In his Nov. 7, 1874 cartoon, titled "Third Term Panic," he illustrated the Democratic press, specifically the New York Herald, as a donkey dressed in lion's skin. The donkey, labeled Caesarism, was scaring other animals off into chaos. The cartoon represented what Nast felt were fear mongering Democratic media; they appeared as a ferocious predator but were actually foolish and harmless in their panic. Included among the animals is a huge, bumbling elephant labeled "the Republican Vote."

The cartoonist's continued use of the symbol included an 1879 cartoon in which a leading Democratic presidential candidate was grabbing a donkey labeled "Democratic Party" by the tail. The candidate was trying to prevent the donkey from hurtling into a pit labeled "financial chaos." This was a commentary on the gold standard and inflation on the eve of the 1880 election.

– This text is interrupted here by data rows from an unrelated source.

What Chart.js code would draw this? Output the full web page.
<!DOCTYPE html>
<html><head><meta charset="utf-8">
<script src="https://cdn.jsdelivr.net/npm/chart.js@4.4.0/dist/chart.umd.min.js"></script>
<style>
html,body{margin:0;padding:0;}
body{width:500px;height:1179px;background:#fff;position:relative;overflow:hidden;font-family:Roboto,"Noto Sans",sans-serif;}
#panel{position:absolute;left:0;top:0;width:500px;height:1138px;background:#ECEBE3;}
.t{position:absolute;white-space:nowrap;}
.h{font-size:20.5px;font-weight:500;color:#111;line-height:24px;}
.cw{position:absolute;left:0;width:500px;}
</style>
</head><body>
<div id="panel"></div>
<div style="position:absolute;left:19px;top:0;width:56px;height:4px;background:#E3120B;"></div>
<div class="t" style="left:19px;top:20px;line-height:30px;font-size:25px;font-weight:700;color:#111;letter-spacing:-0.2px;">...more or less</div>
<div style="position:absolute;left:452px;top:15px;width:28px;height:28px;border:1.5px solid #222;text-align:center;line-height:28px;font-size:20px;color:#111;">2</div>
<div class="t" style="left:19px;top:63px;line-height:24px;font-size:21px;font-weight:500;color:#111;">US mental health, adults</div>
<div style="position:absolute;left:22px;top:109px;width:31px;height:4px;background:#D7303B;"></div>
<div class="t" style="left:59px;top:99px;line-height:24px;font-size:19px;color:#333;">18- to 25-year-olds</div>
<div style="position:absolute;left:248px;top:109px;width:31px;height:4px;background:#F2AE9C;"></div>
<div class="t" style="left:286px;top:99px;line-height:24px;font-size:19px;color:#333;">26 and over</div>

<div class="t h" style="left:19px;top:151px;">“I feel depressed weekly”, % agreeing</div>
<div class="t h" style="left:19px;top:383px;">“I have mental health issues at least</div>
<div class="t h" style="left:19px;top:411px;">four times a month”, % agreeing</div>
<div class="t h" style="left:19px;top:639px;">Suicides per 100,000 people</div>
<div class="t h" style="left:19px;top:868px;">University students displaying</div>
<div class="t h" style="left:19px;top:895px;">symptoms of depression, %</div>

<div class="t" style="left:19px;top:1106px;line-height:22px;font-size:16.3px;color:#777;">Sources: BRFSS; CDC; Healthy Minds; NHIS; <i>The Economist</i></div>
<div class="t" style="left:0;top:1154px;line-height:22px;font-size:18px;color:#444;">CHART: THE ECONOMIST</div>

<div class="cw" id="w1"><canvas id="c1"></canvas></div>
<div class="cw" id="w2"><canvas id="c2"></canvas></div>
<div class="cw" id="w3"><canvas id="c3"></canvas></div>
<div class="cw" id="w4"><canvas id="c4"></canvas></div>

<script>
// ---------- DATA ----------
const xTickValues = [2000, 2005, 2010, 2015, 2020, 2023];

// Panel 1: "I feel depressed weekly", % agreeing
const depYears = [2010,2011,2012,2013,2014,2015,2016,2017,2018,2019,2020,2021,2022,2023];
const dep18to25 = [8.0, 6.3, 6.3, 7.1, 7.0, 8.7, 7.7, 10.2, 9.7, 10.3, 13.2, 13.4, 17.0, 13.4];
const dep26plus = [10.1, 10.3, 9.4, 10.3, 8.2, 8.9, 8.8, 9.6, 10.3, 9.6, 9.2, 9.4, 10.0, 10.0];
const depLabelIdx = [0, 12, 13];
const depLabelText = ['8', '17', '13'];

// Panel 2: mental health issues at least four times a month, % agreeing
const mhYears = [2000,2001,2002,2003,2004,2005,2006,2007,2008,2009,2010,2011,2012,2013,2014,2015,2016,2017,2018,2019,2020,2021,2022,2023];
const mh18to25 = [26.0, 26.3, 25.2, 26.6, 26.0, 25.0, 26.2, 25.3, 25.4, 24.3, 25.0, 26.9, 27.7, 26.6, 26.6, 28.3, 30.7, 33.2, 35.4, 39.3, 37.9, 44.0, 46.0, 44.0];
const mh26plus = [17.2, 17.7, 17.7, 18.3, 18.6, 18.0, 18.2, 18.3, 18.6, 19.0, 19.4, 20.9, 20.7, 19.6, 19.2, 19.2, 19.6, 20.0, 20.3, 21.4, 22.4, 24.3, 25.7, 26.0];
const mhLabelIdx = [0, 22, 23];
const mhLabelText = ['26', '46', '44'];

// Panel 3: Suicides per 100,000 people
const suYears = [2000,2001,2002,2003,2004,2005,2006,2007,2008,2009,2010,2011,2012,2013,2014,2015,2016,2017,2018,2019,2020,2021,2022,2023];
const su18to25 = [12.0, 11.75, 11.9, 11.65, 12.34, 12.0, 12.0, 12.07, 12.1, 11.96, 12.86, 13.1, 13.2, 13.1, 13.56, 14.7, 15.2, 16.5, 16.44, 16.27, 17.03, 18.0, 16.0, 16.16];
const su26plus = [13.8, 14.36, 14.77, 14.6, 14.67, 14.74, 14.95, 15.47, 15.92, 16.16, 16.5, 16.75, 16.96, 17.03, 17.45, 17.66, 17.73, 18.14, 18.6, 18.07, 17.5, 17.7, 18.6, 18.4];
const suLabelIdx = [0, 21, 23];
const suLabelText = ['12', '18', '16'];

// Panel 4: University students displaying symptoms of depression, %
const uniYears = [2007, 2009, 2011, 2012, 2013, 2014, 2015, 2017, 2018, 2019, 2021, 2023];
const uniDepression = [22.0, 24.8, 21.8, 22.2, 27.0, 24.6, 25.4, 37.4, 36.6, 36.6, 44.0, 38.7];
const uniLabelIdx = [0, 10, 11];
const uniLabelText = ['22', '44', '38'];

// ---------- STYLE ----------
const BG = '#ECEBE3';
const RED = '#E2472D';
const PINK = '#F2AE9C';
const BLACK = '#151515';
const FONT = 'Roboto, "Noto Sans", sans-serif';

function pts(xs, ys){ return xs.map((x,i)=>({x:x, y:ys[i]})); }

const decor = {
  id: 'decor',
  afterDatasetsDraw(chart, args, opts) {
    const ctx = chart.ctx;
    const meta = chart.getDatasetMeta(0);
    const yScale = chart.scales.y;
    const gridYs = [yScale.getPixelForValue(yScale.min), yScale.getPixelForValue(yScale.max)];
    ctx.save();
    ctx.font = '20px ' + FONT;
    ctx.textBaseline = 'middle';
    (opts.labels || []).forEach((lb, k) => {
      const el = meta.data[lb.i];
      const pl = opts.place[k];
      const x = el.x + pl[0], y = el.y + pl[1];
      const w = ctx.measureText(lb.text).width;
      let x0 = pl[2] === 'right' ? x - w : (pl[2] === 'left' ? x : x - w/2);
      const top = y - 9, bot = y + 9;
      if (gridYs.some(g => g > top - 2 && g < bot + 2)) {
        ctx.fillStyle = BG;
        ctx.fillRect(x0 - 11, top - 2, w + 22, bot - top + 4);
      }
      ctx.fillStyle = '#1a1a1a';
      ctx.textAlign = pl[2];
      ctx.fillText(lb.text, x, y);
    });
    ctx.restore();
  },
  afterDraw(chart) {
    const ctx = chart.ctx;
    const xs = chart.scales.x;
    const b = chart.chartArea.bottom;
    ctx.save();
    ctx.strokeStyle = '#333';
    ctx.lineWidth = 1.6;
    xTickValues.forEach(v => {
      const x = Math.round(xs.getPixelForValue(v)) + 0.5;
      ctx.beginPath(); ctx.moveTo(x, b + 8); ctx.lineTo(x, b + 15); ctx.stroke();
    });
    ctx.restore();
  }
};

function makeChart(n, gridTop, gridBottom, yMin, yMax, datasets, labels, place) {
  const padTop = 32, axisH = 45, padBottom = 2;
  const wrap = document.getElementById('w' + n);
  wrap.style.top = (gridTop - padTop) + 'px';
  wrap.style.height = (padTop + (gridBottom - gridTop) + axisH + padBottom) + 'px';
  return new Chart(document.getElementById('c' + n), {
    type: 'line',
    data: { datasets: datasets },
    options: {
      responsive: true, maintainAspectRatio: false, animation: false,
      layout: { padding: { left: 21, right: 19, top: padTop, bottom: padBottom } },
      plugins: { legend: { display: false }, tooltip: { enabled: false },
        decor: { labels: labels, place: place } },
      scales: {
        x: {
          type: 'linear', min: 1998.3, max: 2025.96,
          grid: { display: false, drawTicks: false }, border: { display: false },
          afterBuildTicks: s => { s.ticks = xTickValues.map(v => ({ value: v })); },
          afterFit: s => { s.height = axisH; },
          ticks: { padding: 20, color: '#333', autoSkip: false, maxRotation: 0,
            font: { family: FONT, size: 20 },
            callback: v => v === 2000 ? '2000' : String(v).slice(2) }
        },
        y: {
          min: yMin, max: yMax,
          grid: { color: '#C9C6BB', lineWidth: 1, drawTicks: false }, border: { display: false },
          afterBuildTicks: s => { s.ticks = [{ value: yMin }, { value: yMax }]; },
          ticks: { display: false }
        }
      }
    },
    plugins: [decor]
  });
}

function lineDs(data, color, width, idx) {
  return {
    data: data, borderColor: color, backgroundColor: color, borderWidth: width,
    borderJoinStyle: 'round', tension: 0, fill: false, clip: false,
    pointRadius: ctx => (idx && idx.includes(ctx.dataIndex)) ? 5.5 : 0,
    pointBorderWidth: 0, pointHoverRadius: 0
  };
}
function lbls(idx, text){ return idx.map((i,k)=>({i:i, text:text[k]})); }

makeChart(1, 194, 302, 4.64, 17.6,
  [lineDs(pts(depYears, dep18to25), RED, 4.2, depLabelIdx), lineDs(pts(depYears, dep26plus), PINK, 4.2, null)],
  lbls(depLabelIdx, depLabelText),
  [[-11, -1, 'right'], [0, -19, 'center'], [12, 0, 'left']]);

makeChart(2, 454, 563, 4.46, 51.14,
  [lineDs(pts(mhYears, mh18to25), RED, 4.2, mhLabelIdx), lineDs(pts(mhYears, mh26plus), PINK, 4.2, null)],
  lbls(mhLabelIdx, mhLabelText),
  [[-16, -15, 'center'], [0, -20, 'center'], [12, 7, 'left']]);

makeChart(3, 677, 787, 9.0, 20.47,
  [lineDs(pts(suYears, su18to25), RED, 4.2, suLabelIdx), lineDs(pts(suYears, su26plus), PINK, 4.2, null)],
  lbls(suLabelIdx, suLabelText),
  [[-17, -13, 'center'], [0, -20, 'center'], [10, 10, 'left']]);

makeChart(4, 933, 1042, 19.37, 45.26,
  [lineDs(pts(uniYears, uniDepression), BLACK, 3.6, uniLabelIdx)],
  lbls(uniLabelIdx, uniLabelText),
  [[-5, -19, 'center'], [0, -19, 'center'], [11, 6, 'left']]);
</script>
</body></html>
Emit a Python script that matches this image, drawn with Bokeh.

By the 1880s, Nast's use of the donkey had made it a national symbol for Democrats, although the Democratic Party never adopted the animal as its symbol.

In the cartoon in which a politician had the Democratic donkey by the tail, Nast's other famous political symbol, the Republican elephant, lies wounded and sluggish in the background. While the Democratic donkey was generally the symbol of a party of braying fools in Nast's eyes, the Republican elephant was another story. It symbolized a party that had departed from its roots in social liberalism, which Nast favored.